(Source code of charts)

.....

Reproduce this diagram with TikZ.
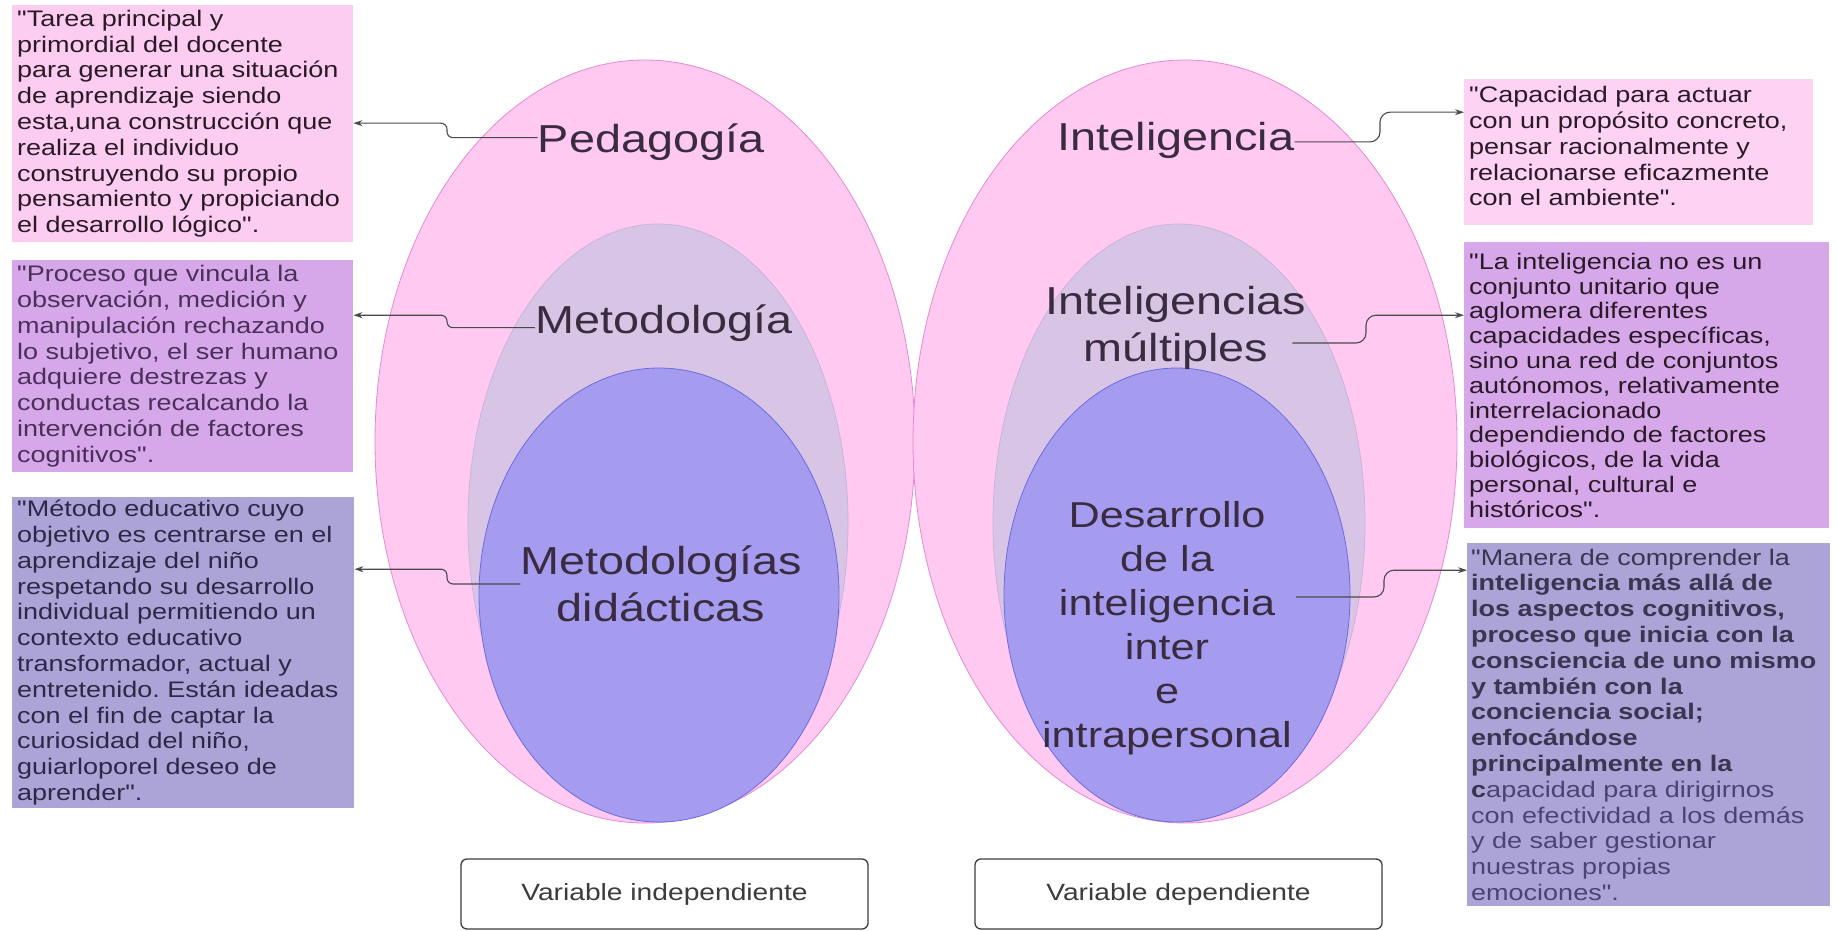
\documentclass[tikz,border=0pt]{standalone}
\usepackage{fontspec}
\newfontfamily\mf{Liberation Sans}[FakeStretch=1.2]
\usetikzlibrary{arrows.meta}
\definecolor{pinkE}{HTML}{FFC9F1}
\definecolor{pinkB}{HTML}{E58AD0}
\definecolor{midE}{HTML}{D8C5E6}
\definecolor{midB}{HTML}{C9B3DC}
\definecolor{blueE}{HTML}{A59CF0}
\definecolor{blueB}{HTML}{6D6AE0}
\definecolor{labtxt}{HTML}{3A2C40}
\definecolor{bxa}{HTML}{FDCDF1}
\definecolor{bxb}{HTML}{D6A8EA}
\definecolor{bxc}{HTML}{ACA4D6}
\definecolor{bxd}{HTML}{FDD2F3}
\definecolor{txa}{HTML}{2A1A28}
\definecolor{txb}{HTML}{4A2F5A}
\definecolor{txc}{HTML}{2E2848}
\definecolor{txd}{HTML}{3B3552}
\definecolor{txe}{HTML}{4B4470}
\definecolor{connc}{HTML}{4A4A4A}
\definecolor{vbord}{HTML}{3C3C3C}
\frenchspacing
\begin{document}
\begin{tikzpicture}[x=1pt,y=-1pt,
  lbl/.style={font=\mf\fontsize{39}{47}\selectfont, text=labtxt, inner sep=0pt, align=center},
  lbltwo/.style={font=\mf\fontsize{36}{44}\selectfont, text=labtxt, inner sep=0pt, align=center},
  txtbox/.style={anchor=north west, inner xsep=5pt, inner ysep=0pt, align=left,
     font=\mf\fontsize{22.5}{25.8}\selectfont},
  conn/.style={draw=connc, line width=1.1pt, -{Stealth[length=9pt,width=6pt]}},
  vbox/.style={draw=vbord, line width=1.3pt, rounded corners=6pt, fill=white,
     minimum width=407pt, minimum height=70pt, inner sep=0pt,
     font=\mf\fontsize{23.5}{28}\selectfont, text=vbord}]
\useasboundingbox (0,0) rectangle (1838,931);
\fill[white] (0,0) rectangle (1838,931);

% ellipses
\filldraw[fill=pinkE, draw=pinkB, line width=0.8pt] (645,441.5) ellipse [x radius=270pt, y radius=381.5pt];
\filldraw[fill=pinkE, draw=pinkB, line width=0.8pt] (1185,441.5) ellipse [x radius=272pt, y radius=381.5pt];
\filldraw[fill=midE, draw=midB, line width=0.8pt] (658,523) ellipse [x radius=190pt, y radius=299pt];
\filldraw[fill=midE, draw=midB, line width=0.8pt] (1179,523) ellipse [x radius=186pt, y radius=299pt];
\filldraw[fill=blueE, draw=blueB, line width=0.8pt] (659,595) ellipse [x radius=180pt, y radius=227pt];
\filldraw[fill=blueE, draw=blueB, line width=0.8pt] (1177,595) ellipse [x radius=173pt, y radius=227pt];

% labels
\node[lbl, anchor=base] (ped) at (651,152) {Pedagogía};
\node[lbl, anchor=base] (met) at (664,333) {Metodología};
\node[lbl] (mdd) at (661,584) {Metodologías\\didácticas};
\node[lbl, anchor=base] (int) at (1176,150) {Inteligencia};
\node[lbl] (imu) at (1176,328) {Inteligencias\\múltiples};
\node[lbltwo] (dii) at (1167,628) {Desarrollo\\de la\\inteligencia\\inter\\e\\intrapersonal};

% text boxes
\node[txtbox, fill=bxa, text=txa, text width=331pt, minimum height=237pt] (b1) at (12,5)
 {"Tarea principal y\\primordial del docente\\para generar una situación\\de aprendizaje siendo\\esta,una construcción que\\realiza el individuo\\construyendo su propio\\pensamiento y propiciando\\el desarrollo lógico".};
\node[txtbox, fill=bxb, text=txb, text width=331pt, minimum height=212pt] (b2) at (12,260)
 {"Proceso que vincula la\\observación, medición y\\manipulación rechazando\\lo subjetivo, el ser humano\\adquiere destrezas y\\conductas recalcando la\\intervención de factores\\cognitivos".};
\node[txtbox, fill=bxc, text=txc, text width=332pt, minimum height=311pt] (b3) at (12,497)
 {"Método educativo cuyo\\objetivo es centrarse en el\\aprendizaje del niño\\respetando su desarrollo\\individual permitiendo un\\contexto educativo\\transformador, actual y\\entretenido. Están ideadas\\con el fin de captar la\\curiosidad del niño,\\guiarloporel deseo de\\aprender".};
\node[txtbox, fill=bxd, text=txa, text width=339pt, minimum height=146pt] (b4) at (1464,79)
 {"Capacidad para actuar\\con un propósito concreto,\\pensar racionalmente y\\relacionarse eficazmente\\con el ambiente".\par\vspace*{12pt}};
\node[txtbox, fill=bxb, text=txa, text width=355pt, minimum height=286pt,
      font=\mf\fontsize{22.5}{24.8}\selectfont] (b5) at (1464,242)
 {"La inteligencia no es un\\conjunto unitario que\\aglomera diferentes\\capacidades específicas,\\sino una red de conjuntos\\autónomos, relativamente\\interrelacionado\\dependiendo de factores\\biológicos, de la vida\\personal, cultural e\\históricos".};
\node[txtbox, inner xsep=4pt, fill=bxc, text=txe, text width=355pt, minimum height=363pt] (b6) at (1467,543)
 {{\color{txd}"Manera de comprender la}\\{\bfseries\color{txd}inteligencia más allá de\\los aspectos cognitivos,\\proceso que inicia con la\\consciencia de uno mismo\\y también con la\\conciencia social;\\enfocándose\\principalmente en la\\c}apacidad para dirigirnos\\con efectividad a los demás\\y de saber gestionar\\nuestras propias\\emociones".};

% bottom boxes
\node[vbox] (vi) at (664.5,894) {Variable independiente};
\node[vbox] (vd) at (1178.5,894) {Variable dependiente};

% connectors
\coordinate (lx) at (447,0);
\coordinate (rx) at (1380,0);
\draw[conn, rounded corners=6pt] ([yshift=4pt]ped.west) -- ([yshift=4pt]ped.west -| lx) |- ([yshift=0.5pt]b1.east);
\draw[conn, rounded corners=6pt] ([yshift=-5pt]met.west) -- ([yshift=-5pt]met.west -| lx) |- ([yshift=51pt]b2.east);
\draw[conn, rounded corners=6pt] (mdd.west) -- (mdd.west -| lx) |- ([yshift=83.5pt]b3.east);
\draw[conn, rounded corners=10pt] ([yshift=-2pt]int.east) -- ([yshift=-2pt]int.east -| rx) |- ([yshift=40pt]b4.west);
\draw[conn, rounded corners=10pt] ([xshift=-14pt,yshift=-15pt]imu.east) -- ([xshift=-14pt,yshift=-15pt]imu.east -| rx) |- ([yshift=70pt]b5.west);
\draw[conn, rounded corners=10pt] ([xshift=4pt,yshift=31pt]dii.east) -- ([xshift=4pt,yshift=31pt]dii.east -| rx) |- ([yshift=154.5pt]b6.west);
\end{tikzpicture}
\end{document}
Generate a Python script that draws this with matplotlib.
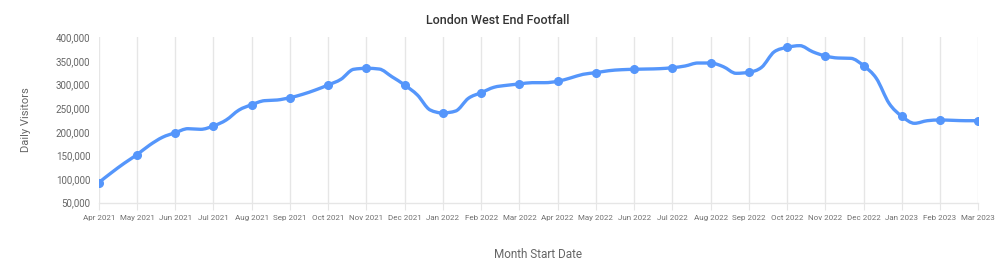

.....

Given request
Ignore the images and quote every line of the listing exactly.

Answer in full
Reproduce this diagram with TikZ.
\documentclass[tikz,border=0pt]{standalone}
\usepackage{fontspec}
\newfontfamily\mf{Liberation Sans}[FakeStretch=1.2]
\usetikzlibrary{arrows.meta}
\definecolor{pinkE}{HTML}{FFC9F1}
\definecolor{pinkB}{HTML}{E58AD0}
\definecolor{midE}{HTML}{D8C5E6}
\definecolor{midB}{HTML}{C9B3DC}
\definecolor{blueE}{HTML}{A59CF0}
\definecolor{blueB}{HTML}{6D6AE0}
\definecolor{labtxt}{HTML}{3A2C40}
\definecolor{bxa}{HTML}{FDCDF1}
\definecolor{bxb}{HTML}{D6A8EA}
\definecolor{bxc}{HTML}{ACA4D6}
\definecolor{bxd}{HTML}{FDD2F3}
\definecolor{txa}{HTML}{2A1A28}
\definecolor{txb}{HTML}{4A2F5A}
\definecolor{txc}{HTML}{2E2848}
\definecolor{txd}{HTML}{3B3552}
\definecolor{txe}{HTML}{4B4470}
\definecolor{connc}{HTML}{4A4A4A}
\definecolor{vbord}{HTML}{3C3C3C}
\frenchspacing
\begin{document}
\begin{tikzpicture}[x=1pt,y=-1pt,
  lbl/.style={font=\mf\fontsize{39}{47}\selectfont, text=labtxt, inner sep=0pt, align=center},
  lbltwo/.style={font=\mf\fontsize{36}{44}\selectfont, text=labtxt, inner sep=0pt, align=center},
  txtbox/.style={anchor=north west, inner xsep=5pt, inner ysep=0pt, align=left,
     font=\mf\fontsize{22.5}{25.8}\selectfont},
  conn/.style={draw=connc, line width=1.1pt, -{Stealth[length=9pt,width=6pt]}},
  vbox/.style={draw=vbord, line width=1.3pt, rounded corners=6pt, fill=white,
     minimum width=407pt, minimum height=70pt, inner sep=0pt,
     font=\mf\fontsize{23.5}{28}\selectfont, text=vbord}]
\useasboundingbox (0,0) rectangle (1838,931);
\fill[white] (0,0) rectangle (1838,931);

% ellipses
\filldraw[fill=pinkE, draw=pinkB, line width=0.8pt] (645,441.5) ellipse [x radius=270pt, y radius=381.5pt];
\filldraw[fill=pinkE, draw=pinkB, line width=0.8pt] (1185,441.5) ellipse [x radius=272pt, y radius=381.5pt];
\filldraw[fill=midE, draw=midB, line width=0.8pt] (658,523) ellipse [x radius=190pt, y radius=299pt];
\filldraw[fill=midE, draw=midB, line width=0.8pt] (1179,523) ellipse [x radius=186pt, y radius=299pt];
\filldraw[fill=blueE, draw=blueB, line width=0.8pt] (659,595) ellipse [x radius=180pt, y radius=227pt];
\filldraw[fill=blueE, draw=blueB, line width=0.8pt] (1177,595) ellipse [x radius=173pt, y radius=227pt];

% labels
\node[lbl, anchor=base] (ped) at (651,152) {Pedagogía};
\node[lbl, anchor=base] (met) at (664,333) {Metodología};
\node[lbl] (mdd) at (661,584) {Metodologías\\didácticas};
\node[lbl, anchor=base] (int) at (1176,150) {Inteligencia};
\node[lbl] (imu) at (1176,328) {Inteligencias\\múltiples};
\node[lbltwo] (dii) at (1167,628) {Desarrollo\\de la\\inteligencia\\inter\\e\\intrapersonal};

% text boxes
\node[txtbox, fill=bxa, text=txa, text width=331pt, minimum height=237pt] (b1) at (12,5)
 {"Tarea principal y\\primordial del docente\\para generar una situación\\de aprendizaje siendo\\esta,una construcción que\\realiza el individuo\\construyendo su propio\\pensamiento y propiciando\\el desarrollo lógico".};
\node[txtbox, fill=bxb, text=txb, text width=331pt, minimum height=212pt] (b2) at (12,260)
 {"Proceso que vincula la\\observación, medición y\\manipulación rechazando\\lo subjetivo, el ser humano\\adquiere destrezas y\\conductas recalcando la\\intervención de factores\\cognitivos".};
\node[txtbox, fill=bxc, text=txc, text width=332pt, minimum height=311pt] (b3) at (12,497)
 {"Método educativo cuyo\\objetivo es centrarse en el\\aprendizaje del niño\\respetando su desarrollo\\individual permitiendo un\\contexto educativo\\transformador, actual y\\entretenido. Están ideadas\\con el fin de captar la\\curiosidad del niño,\\guiarloporel deseo de\\aprender".};
\node[txtbox, fill=bxd, text=txa, text width=339pt, minimum height=146pt] (b4) at (1464,79)
 {"Capacidad para actuar\\con un propósito concreto,\\pensar racionalmente y\\relacionarse eficazmente\\con el ambiente".\par\vspace*{12pt}};
\node[txtbox, fill=bxb, text=txa, text width=355pt, minimum height=286pt,
      font=\mf\fontsize{22.5}{24.8}\selectfont] (b5) at (1464,242)
 {"La inteligencia no es un\\conjunto unitario que\\aglomera diferentes\\capacidades específicas,\\sino una red de conjuntos\\autónomos, relativamente\\interrelacionado\\dependiendo de factores\\biológicos, de la vida\\personal, cultural e\\históricos".};
\node[txtbox, inner xsep=4pt, fill=bxc, text=txe, text width=355pt, minimum height=363pt] (b6) at (1467,543)
 {{\color{txd}"Manera de comprender la}\\{\bfseries\color{txd}inteligencia más allá de\\los aspectos cognitivos,\\proceso que inicia con la\\consciencia de uno mismo\\y también con la\\conciencia social;\\enfocándose\\principalmente en la\\c}apacidad para dirigirnos\\con efectividad a los demás\\y de saber gestionar\\nuestras propias\\emociones".};

% bottom boxes
\node[vbox] (vi) at (664.5,894) {Variable independiente};
\node[vbox] (vd) at (1178.5,894) {Variable dependiente};

% connectors
\coordinate (lx) at (447,0);
\coordinate (rx) at (1380,0);
\draw[conn, rounded corners=6pt] ([yshift=4pt]ped.west) -- ([yshift=4pt]ped.west -| lx) |- ([yshift=0.5pt]b1.east);
\draw[conn, rounded corners=6pt] ([yshift=-5pt]met.west) -- ([yshift=-5pt]met.west -| lx) |- ([yshift=51pt]b2.east);
\draw[conn, rounded corners=6pt] (mdd.west) -- (mdd.west -| lx) |- ([yshift=83.5pt]b3.east);
\draw[conn, rounded corners=10pt] ([yshift=-2pt]int.east) -- ([yshift=-2pt]int.east -| rx) |- ([yshift=40pt]b4.west);
\draw[conn, rounded corners=10pt] ([xshift=-14pt,yshift=-15pt]imu.east) -- ([xshift=-14pt,yshift=-15pt]imu.east -| rx) |- ([yshift=70pt]b5.west);
\draw[conn, rounded corners=10pt] ([xshift=4pt,yshift=31pt]dii.east) -- ([xshift=4pt,yshift=31pt]dii.east -| rx) |- ([yshift=154.5pt]b6.west);
\end{tikzpicture}
\end{document}
Generate a Python script that draws this with matplotlib.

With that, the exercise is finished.